Patience: working for very long hours is no surprise for both musicians and bankers. It´s common for alumni who are at Goldman Sachs or JP Morgan to be working for 17 hours a day. 
Concentration: no great result is ever acquired without a high level of dedication and maximum concentration. On stage there´s no space for making even the smallest errors during the performance and the same goes for performing job duties as a trader, a banker or financier: making mistakes with numbers is not an option. 
Algorithmic rhythm: many candidates explained to me that they find they read musical notes and numbers in the same way.  
Passion: sitting for very long hours practicing the same thing, whether for a piano performance or working on numbers requires a great deal of passion for what you do.

 
Ambition to excel and to be the best: being a musician or a banker means that you strive to be the best, and master what you do down to every single tiny detail.  

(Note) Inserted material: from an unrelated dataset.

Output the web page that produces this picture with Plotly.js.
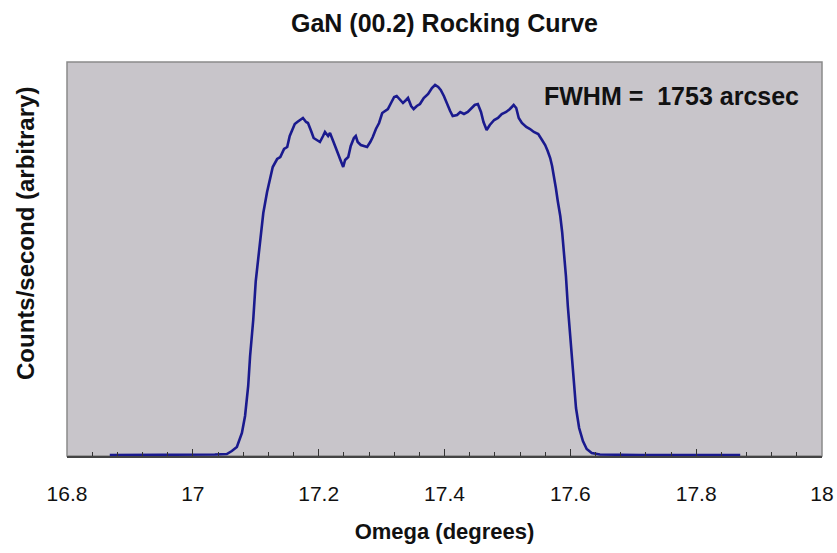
<!DOCTYPE html>
<html>
<head>
<meta charset="utf-8">
<script src="https://cdn.plot.ly/plotly-3.0.1.min.js"></script>
<style>
html,body{margin:0;padding:0;background:#fff;}
#chart{width:837px;height:553px;}
</style>
</head>
<body>
<div id="chart"></div>
<script>
// Omega (degrees)
const omega = [
16.868,17.000,17.035,17.054,17.062,17.070,17.078,17.083,17.088,17.091,
17.096,17.100,17.105,17.112,17.118,17.123,17.127,17.134,17.139,17.145,
17.150,17.154,17.158,17.162,17.166,17.170,17.175,17.180,17.183,17.188,
17.192,17.197,17.202,17.207,17.210,17.215,17.218,17.223,17.228,17.231,
17.234,17.239,17.242,17.247,17.251,17.256,17.259,17.262,17.267,17.272,
17.277,17.282,17.286,17.291,17.296,17.301,17.305,17.310,17.315,17.320,
17.324,17.329,17.334,17.339,17.342,17.347,17.351,17.356,17.361,17.367,
17.374,17.380,17.385,17.390,17.394,17.399,17.404,17.409,17.413,17.420,
17.425,17.431,17.437,17.444,17.448,17.453,17.458,17.462,17.467,17.472,
17.479,17.485,17.491,17.498,17.504,17.510,17.514,17.518,17.523,17.530,
17.536,17.542,17.549,17.555,17.560,17.564,17.568,17.571,17.574,17.577,
17.580,17.584,17.587,17.590,17.593,17.596,17.599,17.603,17.606,17.609,
17.614,17.620,17.626,17.634,17.647,17.711,17.870
];
// Counts/second (arbitrary units)
const counts = [
1,1,1.5,2,5,9,23,40,70,100,
136,175,205,243,264,280,289,297,299,307,
309,320,326,332,334,336,338,334,333,325,
318,316,314,320,324,320,323,315,308,302,
297,289,296,299,310,318,320,314,311,310,
309,314,319,327,333,343,345,347,353,359,
360,357,353,356,358,350,347,350,352,358,
362,368,371,369,366,360,352,345,340,341,
344,342,344,348,351,352,344,334,326,331,
336,338,342,344,347,351,348,338,333,329,
327,324,322,316,311,305,298,290,280,268,
255,240,224,204,180,150,125,95,68,48,
28,15,7,3,1.5,1,1
];
// x axis: major ticks every 0.2 from 16.8 to 18, minor every 0.04
const xTickStart = 16.8;
const xTickStep = 0.2;
const xMinorStep = 0.04;

const trace = {
  x: omega, y: counts, type: 'scatter', mode: 'lines',
  line: {color: '#1a1a8e', width: 2.6},
  hoverinfo: 'x+y'
};

const layout = {
  width: 837, height: 553,
  margin: {l: 67, r: 15, t: 62, b: 97},
  paper_bgcolor: '#ffffff',
  plot_bgcolor: '#c8c5ca',
  showlegend: false,
  font: {family: 'Liberation Sans, Arial, sans-serif', color: '#111'},
  title: {
    text: '<b>GaN (00.2) Rocking Curve</b>',
    font: {size: 25, color: '#111'},
    x: 0.5, xanchor: 'center', xref: 'paper',
    y: 1 - 23/553, yanchor: 'middle', yref: 'container'
  },
  xaxis: {
    range: [16.8, 18], tickmode: 'linear', tick0: xTickStart, dtick: xTickStep,
    ticks: 'inside', ticklen: 7, tickcolor: '#333', tickwidth: 1,
    showline: true, linecolor: '#444', linewidth: 1.5,
    showgrid: false, zeroline: false,
    tickfont: {size: 21, color: '#111'},
    ticklabelstandoff: 18,
    minor: {tickmode: 'linear', tick0: xTickStart, dtick: xMinorStep, ticks: 'inside', ticklen: 4, tickcolor: '#333', tickwidth: 1, showgrid: false},
    title: {text: '<b>Omega (degrees)</b>', font: {size: 22, color: '#111'}, standoff: 20}
  },
  yaxis: {
    range: [0, 394], showticklabels: false, ticks: '', showgrid: false, zeroline: false,
    showline: false
  },
  shapes: [{
    type: 'rect', xref: 'paper', yref: 'paper', x0: 0, x1: 1, y0: 0, y1: 1,
    line: {color: '#8a8a8a', width: 1.5}, layer: 'below'
  }],
  annotations: [
    {
      text: '<b>Counts/second (arbitrary)</b>', xref: 'paper', yref: 'paper',
      x: -42/755, y: (456-234)/394, xanchor: 'center', yanchor: 'middle',
      textangle: -90, showarrow: false, font: {size: 24, color: '#111'}
    },
    {
      text: '<b>FWHM =\u00A0 1753 arcsec</b>', xref: 'paper', yref: 'paper',
      x: (542-67)/755, y: (456-96)/394, xanchor: 'left', yanchor: 'middle',
      showarrow: false, font: {size: 25, color: '#111'}
    }
  ]
};

Plotly.newPlot('chart', [trace], layout, {displayModeBar: false, staticPlot: true});
</script>
</body>
</html>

From a more technical perspective, we can draw the following conclusions:

– Music theorists sometimes use mathematics to understand music.  
– Ancient Greek scientists investigated the expression of musical scales in terms of numerical ratios, particularly the ratios of small integers.
– Music targets one specific area of the brain to stimulate the use of spatial-temporal reasoning, which is useful in mathematical thinking. Children who received preschool piano lessons performed 34% higher on tests measuring spatial-temporal ability than other preschoolers. 
– Developing an ability in music enhances math skills, giving children an advantage in science, engineering, and other math-related subjects.